The Mudcat Café TM
Thread #62901   Message #1464482
Posted By: Amos
18-Apr-05 - 01:59 PM
Thread Name: BS: Popular Views of the Bush Administration
Subject: RE: BS: Popular Views of the Bush Administration
Here's the article:
http://www.mercurynews.com/mld/mercurynews/news/opinion/11417234.htm

Posted on Sun, Apr. 17, 2005
Quiet change in priorities poses dire threat
IT'S TIME TO SOUND THE ALARM OVER SHIFT FROM BASIC, UNIVERSITY PROJECTS

Mercury News Editorial

Of all the government sources of funding for basic technology research,
few have delivered more breakthroughs for Silicon Valley and the U.S.
economy than the Pentagon's Defense Advanced Research Projects Agency,
or DARPA.

That's why a shift away from basic and university research in DARPA
funding is alarming for the valley and for the future of innovation in
the United States. Long-term casualties could eventually include
America's competitiveness and military readiness.
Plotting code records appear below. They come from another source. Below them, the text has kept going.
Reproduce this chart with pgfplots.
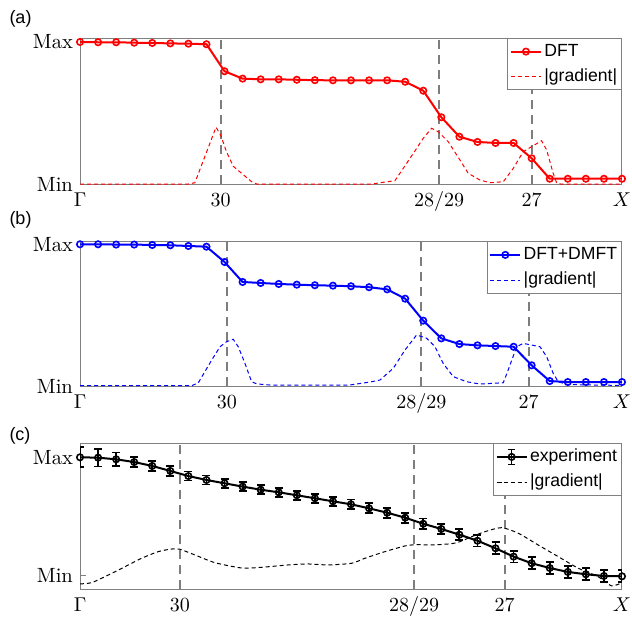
\documentclass[border=0pt]{standalone}
\usepackage{fontspec}
\newfontfamily\legfont{Liberation Sans}
\usepackage{pgfplots}
\pgfplotsset{compat=1.18}
\usepackage{pgfplotstable}

\definecolor{axgray}{RGB}{128,128,128}
\definecolor{vgray}{RGB}{125,125,125}

% panel (a)
\pgfplotstableread{
x y
0 1.0
1 0.998
2 0.998
3 0.995
4 0.993
5 0.99
6 0.988
7 0.984
8 0.794
9 0.742
10 0.737
11 0.737
12 0.734
13 0.731
14 0.730
15 0.730
16 0.730
17 0.730
18 0.720
19 0.657
20 0.470
21 0.333
22 0.296
23 0.289
24 0.289
25 0.181
26 0.037
27 0.037
28 0.037
29 0.037
30 0.037
}\dftdata
\pgfplotstableread{
x y
0 0
6.0 0
6.36 0.009
7.53 0.40
7.8 0.34
8.1 0.23
8.48 0.125
8.9 0.08
9.5 0.016
9.78 0
16.2 0
16.6 0.009
17.43 0.023
18.45 0.216
19.0 0.322
19.46 0.392
19.83 0.368
20.38 0.298
21.03 0.169
21.49 0.075
22.14 0.028
22.69 0.009
23.43 0.016
23.98 0.11
24.53 0.227
25.55 0.305
25.83 0.239
26.19 0.075
26.38 0.009
26.6 0
30 0
}\dftgrad
% panel (b)
\pgfplotstableread{
x y
0 1.0
1 1.0
2 0.998
3 0.998
4 0.995
5 0.993
6 0.988
7 0.983
8 0.875
9 0.734
10 0.727
11 0.72
12 0.715
13 0.711
14 0.708
15 0.704
16 0.697
17 0.682
18 0.616
19 0.461
20 0.336
21 0.296
22 0.287
23 0.282
24 0.277
25 0.146
26 0.035
27 0.028
28 0.028
29 0.028
30 0.028
}\dmftdata
\pgfplotstableread{
x y
0 0.003
6.2 0.003
6.55 0.023
7.29 0.183
7.75 0.277
8.12 0.313
8.48 0.33
8.76 0.277
9.13 0.16
9.5 0.03
9.78 0.015
10.5 0.007
14.94 0.007
16.05 0.028
16.6 0.042
17.34 0.125
17.99 0.254
18.63 0.36
19.19 0.337
19.65 0.277
20.1 0.16
20.66 0.066
21.4 0.03
22.14 0.014
23.43 0.023
23.7 0.113
24.17 0.277
24.53 0.301
25.46 0.277
25.83 0.207
26.19 0.09
26.47 0.03
27 0.01
30 0.004
}\dmftgrad
% panel (c)
\pgfplotstableread{
x y e
0 1.0 0.085
1 0.997 0.075
2 0.983 0.058
3 0.96 0.045
4 0.927 0.04
5 0.885 0.04
6 0.842 0.038
7 0.809 0.038
8 0.781 0.038
9 0.753 0.038
10 0.727 0.038
11 0.705 0.038
12 0.68 0.038
13 0.655 0.038
14 0.629 0.038
15 0.604 0.04
16 0.57 0.042
17 0.533 0.042
18 0.491 0.042
19 0.44 0.045
20 0.396 0.045
21 0.348 0.045
22 0.297 0.048
23 0.233 0.05
24 0.163 0.05
25 0.107 0.05
26 0.067 0.05
27 0.034 0.05
28 0.014 0.05
29 0.0 0.05
30 -0.003 0.05
}\expdata
\pgfplotstableread{
x y
0 -0.067
0.65 -0.056
1.57 0.008
2.49 0.078
3.41 0.149
4.33 0.205
5.07 0.227
5.53 0.225
6.36 0.177
7.47 0.112
8.95 0.067
10.06 0.073
11.53 0.093
12.63 0.101
13.74 0.093
15.04 0.107
15.77 0.149
16.88 0.205
17.99 0.253
18.63 0.264
19.46 0.261
20.57 0.272
21.03 0.289
21.68 0.331
22.41 0.373
23.34 0.407
24.26 0.36
25.36 0.261
26.47 0.163
27.58 0.065
28.68 -0.006
29.42 -0.084
30 -0.056
}\expgrad

\pgfplotsset{
  panel/.style={
    scale only axis, width=271pt, xmin=0, xmax=30,
    axis line style={axgray, line width=0.5pt},
    ytick={0,1}, yticklabels={Min,Max},
    ytick pos=left, tick align=inside, major tick length=2.8pt,
    ytick style={axgray, line width=0.5pt},
    xtick style={draw=none},
    tick label style={font=\fontsize{10.3}{12}\selectfont},
    xticklabel style={text height=7.5pt, text depth=2.5pt},
    legend cell align=left,
    legend style={at={(1,1)}, anchor=north east, draw=axgray, fill=white,
      line width=0.5pt, font=\legfont\fontsize{8.8}{10}\selectfont,
      inner xsep=1pt, inner ysep=1pt,
      nodes={inner sep=1.2pt, text height=6.7pt, text depth=2pt}, row sep=1.5pt},
    legend image code/.code={\draw[mark repeat=2,mark phase=2,##1] plot coordinates {(0pt,0pt)(7.5pt,0pt)(15pt,0pt)};},
  },
  vline/.style={vgray, line width=1pt, dash pattern=on 4.5pt off 3pt, forget plot},
  grad/.style={line width=0.5pt, dash pattern=on 2pt off 1.5pt},
  datamark/.style={line width=1pt, mark=o, mark size=1.6pt, mark options={line width=0.8pt}},
}

\begin{document}
\begin{tikzpicture}
\useasboundingbox (0,0) rectangle (316pt,-310.5pt);

\node[font=\legfont\fontsize{9}{10}\selectfont] at (10.25pt,-9.25pt) {(a)};
\node[font=\legfont\fontsize{9}{10}\selectfont] at (10.25pt,-110pt) {(b)};
\node[font=\legfont\fontsize{9}{10}\selectfont] at (10pt,-218pt) {(c)};

\begin{axis}[panel, at={(40pt,-92pt)}, anchor=south west, height=73pt,
  ymin=0, ymax=1.028,
  xtick={0,7.79,19.88,25,30}, xticklabels={$\Gamma$,$30$,$28/29$,$27$,$X$}]
\addplot[vline] coordinates {(7.79,0) (7.79,1.028)};
\addplot[vline] coordinates {(19.88,0) (19.88,1.028)};
\addplot[vline] coordinates {(25,0) (25,1.028)};
\addplot[red, datamark] table[x=x,y=y] {\dftdata};
\addlegendentry{DFT}
\addplot[red, grad] table[x=x,y=y] {\dftgrad};
\addlegendentry{|gradient|}
\end{axis}

\begin{axis}[panel, at={(40pt,-193pt)}, anchor=south west, height=72.35pt,
  ymin=0, ymax=1.021,
  xtick={0,8.13,18.9,24.83,30}, xticklabels={$\Gamma$,$30$,$28/29$,$27$,$X$}]
\addplot[vline] coordinates {(8.13,0) (8.13,1.021)};
\addplot[vline] coordinates {(18.9,0) (18.9,1.021)};
\addplot[vline] coordinates {(24.83,0) (24.83,1.021)};
\addplot[blue, datamark] table[x=x,y=y] {\dmftdata};
\addlegendentry{DFT+DMFT}
\addplot[blue, grad] table[x=x,y=y] {\dmftgrad};
\addlegendentry{|gradient|}
\end{axis}

\begin{axis}[panel, at={(40pt,-294.5pt)}, anchor=south west, height=72.85pt,
  ymin=-0.11, ymax=1.118,
  xtick={0,5.53,18.5,23.5,30}, xticklabels={$\Gamma$,$30$,$28/29$,$27$,$X$}]
\addplot[vline] coordinates {(5.53,-0.11) (5.53,1.118)};
\addplot[vline] coordinates {(18.5,-0.11) (18.5,1.118)};
\addplot[vline] coordinates {(23.5,-0.11) (23.5,1.118)};
\addplot[black, datamark,
  legend image code/.code={
    \draw[black, line width=1pt] (0pt,0pt) -- (15pt,0pt);
    \draw[black, line width=0.8pt] (7.5pt,-3.8pt) -- (7.5pt,3.8pt)
      (5.7pt,-3.8pt) -- (9.3pt,-3.8pt) (5.7pt,3.8pt) -- (9.3pt,3.8pt);
    \draw[black, line width=0.8pt] (7.5pt,0pt) circle[radius=1.6pt];
  },
  error bars/.cd, y dir=both, y explicit,
  error bar style={line width=0.9pt, solid},
  error mark options={rotate=90, mark size=2pt, line width=0.9pt},
  ] table[x=x,y=y,y error=e] {\expdata};
\addlegendentry{experiment}
\addplot[black, grad, smooth, tension=0.4] table[x=x,y=y] {\expgrad};
\addlegendentry{|gradient|}
\end{axis}
\end{tikzpicture}
\end{document}
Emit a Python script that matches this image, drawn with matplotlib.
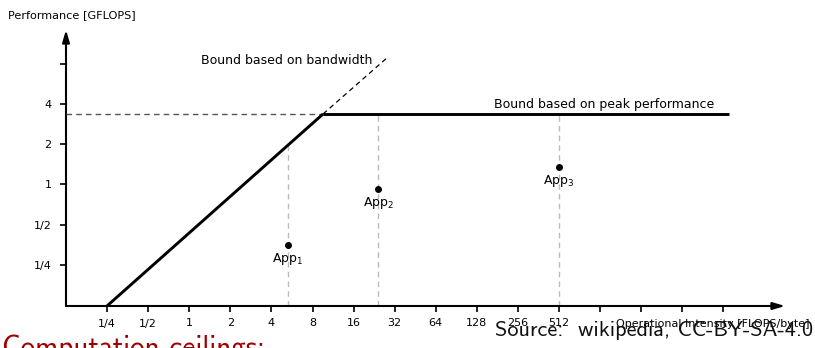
import matplotlib
matplotlib.use("Agg")
import matplotlib.pyplot as plt
import numpy as np

# ---- data ----
x_ticks = [1/4, 1/2, 1, 2, 4, 8, 16, 32, 64, 128, 256, 512, 1024, 2048, 4096, 8192]
x_labels = ["1/4", "1/2", "1", "2", "4", "8", "16", "32", "64", "128", "256", "512", "", "", "", ""]
y_ticks = [1/4, 1/2, 1, 2, 4, 8]
y_labels = ["1/4", "1/2", "1", "2", "4", ""]

bw_start = (0.25, 0.1235)        # bandwidth bound start
ridge = (9.56, 3.37)             # ridge point
bw_ext_end = (28.6, 9.0)         # dashed extension of bandwidth bound
peak_end_x = 9000                # end of peak performance line

app_names = ["App$_1$", "App$_2$", "App$_3$"]
app_x = [5.3, 24.2, 512]
app_y = [0.352, 0.925, 1.35]

# ---- figure ----
fig = plt.figure(figsize=(8.15, 3.48), dpi=100)
W, H = 815, 348
ax = fig.add_axes([66/W, (H-306)/H, (785-66)/W, (306-30)/H])
ax.set_xscale('log', base=2)
ax.set_yscale('log', base=2)
ax.set_xlim(2**-3, 2**14.5)
ax.set_ylim(2**-3.02, 2**3.84)
for s in ax.spines.values():
    s.set_visible(False)

font = 'DejaVu Sans'
ax.set_xticks(x_ticks)
ax.set_xticklabels(x_labels, fontsize=8, family=font)
ax.set_yticks(y_ticks)
ax.set_yticklabels(y_labels, fontsize=8, family=font)
ax.minorticks_off()
ax.tick_params(axis='both', direction='out', length=4.5, width=1.2, color='black')
ax.tick_params(axis='x', pad=4.5)
ax.tick_params(axis='y', pad=6)

arrow_kw = dict(arrowstyle='-|>,head_length=0.6,head_width=0.18', lw=1.5,
                color='black', shrinkA=0, shrinkB=0, mutation_scale=12)
ax.annotate('', xy=(1, 0), xytext=(0, 0), xycoords='axes fraction',
            textcoords='axes fraction', arrowprops=arrow_kw, annotation_clip=False)
ax.annotate('', xy=(0, 1), xytext=(0, 0), xycoords='axes fraction',
            textcoords='axes fraction', arrowprops=arrow_kw, annotation_clip=False)

# roofline
ax.plot([bw_start[0], ridge[0]], [bw_start[1], ridge[1]], color='black', lw=2.1,
        solid_capstyle='butt', clip_on=False, zorder=4)
ax.plot([ridge[0], peak_end_x], [ridge[1], ridge[1]], color='black', lw=2.1,
        solid_capstyle='butt', zorder=4)
ax.plot([ridge[0], bw_ext_end[0]], [ridge[1], bw_ext_end[1]], color='black', lw=0.9,
        linestyle=(0, (4, 3)), zorder=3)
ax.plot([2**-3, ridge[0]], [ridge[1], ridge[1]], color='#555555', lw=1.0,
        linestyle=(0, (4, 3)), zorder=3)

# roofline value at each app
lx0, ly0 = np.log2(bw_start)
lx1, ly1 = np.log2(ridge)
for name, xv, yv in zip(app_names, app_x, app_y):
    lx = np.log2(xv)
    if xv < ridge[0]:
        top = 2 ** (ly0 + (ly1 - ly0) * (lx - lx0) / (lx1 - lx0))
    else:
        top = ridge[1]
    ax.plot([xv, xv], [2**-3.02, top], color='#bbbbbb', lw=1.0,
            linestyle=(0, (4, 3)), zorder=2)
    ax.plot([xv], [yv], 'o', color='black', ms=4, zorder=5)
    ax.annotate(name, (xv, yv), xytext=(0, -4), textcoords='offset points',
                ha='center', va='top', fontsize=9, family=font)

ax.text(372/W, 1 - 60/H, "Bound based on bandwidth", transform=fig.transFigure,
        ha='right', va='center', fontsize=9, family=font)
ax.text(494/W, 1 - 104/H, "Bound based on peak performance", transform=fig.transFigure,
        ha='left', va='center', fontsize=9, family=font)

fig.text(8/W, 1 - 15/H, "Performance [GFLOPS]", ha='left', va='center',
         fontsize=8.1, family=font)
fig.text(809/W, 1 - 324/H, "Operational Intensity [FLOPS/byte]", ha='right',
         va='center', fontsize=8.0, family=font)

fig.text(813/W, (H - 336)/H, "Source:  wikipedia, CC-BY-SA-4.0", ha='right',
         va='baseline', fontsize=16, family='cmss10', color='#111111')
fig.text(2/W, (H - 356)/H, "Computation ceilings:", ha='left', va='baseline',
         fontsize=21, family='cmss10', color='#a00000')

fig.savefig('out.png', dpi=100)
Unfortunately, the Bush administration doesn't get it. White House
representatives have said that warnings about America's fading
competitiveness are false alarms.

Perhaps lawmakers can set them straight. Some 35 senators and
representatives recently expressed concerns about the falloff in
Pentagon funding for basic research. They need to turn up the volume
and broaden this debate.

The shift at DARPA already is affecting computer science and
engineering departments at leading universities across the country. It
is taking money away from basic research and putting it into narrowly
defined projects with short-term goals. These kinds of projects tend to
favor military contractors over academic institutions.

That's undermining an irreplaceable resource. The kind of university
research that DARPA historically funded has produced breakthroughs in
knowledge itself. Its results were shared broadly by the tech industry
and defense circles alike.

What's more, the shift is undermining a symbiotic relationship between
university and military researchers with a long list of successes,
including recent advances in network-based battlefield technologies and
sensor networks. By focusing on shorter-term projects, many of them
classified, university graduate students are unable to participate.
``That's a bad thing, because our mission is to educate the next
generation,'' says Jim Plummer, dean of Stanford's engineering school. (...)



More arrant and arrogant stupidity from the elected representative of the dull and unthinking.